Born Everett LeRoi Jones in 1934, Amiri Baraka first came to public attention as a member of the literary avant-garde in Greenwich Village in the early 1960s. As was the case with many of his contemporaries, Baraka (then known as LeRoi Jones) was seeking to define himself in opposition to the past — his own past, his race's past, and his country's past. As a member of the Beat group in the late 1950s and early 1960s, he was more interested in the possibilities of poetic form than in effecting social change through his work's message. By the mid-1960s, however, his racial consciousness had become central to his worldview, and he became intensely active in the black political community ("Amiri Baraka: Biography and Historical Context").
It was during this time, referred to as his "Transitional Period," that Baraka's unique poetic voice came to the fore. Baraka was conscious of the emergence of this voice and would often address the ideological changes occurring within him directly in his poetry. In "The Liar," a poem written and published during this period, he reflected on the challenges of embodying a shifting identity: "I am a man / who is loud / on the birth / of his ways. Publicly redefining / each change in my soul, as if I had predicted / them / & … even tho / their chanting weight / erased familiarity / from my face" (12–21). This tendency toward "public redefining" would become a hallmark of Baraka's poetry. James Miller suggests that this is, in fact, the unifying principle in Baraka's art as a whole:
If there is any single preoccupation that runs through Baraka's work, it is the theme of change itself, the endless quest for appropriate vehicles of expression and action in a world which is itself constantly changing. (Literature Resource Center)

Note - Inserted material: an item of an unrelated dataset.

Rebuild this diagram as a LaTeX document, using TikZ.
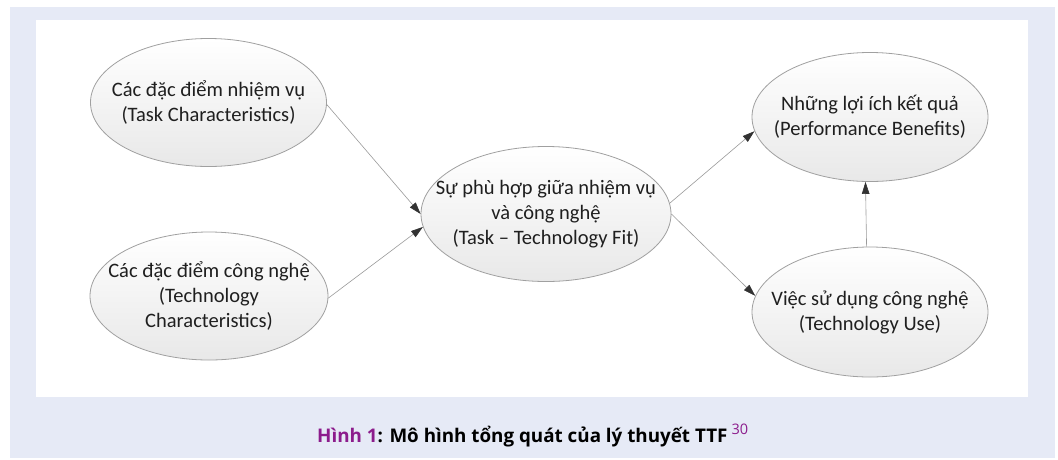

Baraka was intensely aware that even the most intimately personal self-discovery achieved in his poetry was also a social statement, and that as an artist he was allowing himself to be somewhat defined by a public that may or may not understand him. This worry surfaced in the final lines of "The Liar": "When they say, 'It is Roi / who is dead?' I wonder / who will they mean?"
As Baraka became more involved in political ideology and the struggles of the black community, he began to understand and exploit the power of this social persona. In the reflective poem "leroy," published in 1969 under his newly adopted name Amiri Baraka, a nostalgic comment on his mother becomes a lofty vision of himself as the bearer of black wisdom — that "strong nigger feeling" (5) — passed down from his ancestors to the next generation. He refers to this legacy as his "consciousness" (11), an indication that by this point in his life he had entirely adopted his race as his identity.
This wholehearted self-identification with race, combined with a keen awareness of his cultural power as a poet, created an artist deeply absorbed in his own capacity for social comment and change. After the assassination of Malcolm X in 1965, Baraka became disenchanted with the somewhat passive anti-establishment attitudes of the Greenwich Village artistic community and moved to Harlem to become involved in black nationalism. There he established the Black Arts Repertory Theatre School and threw himself into developing the role of poetry, drama, and music in the formation of a modern black social consciousness.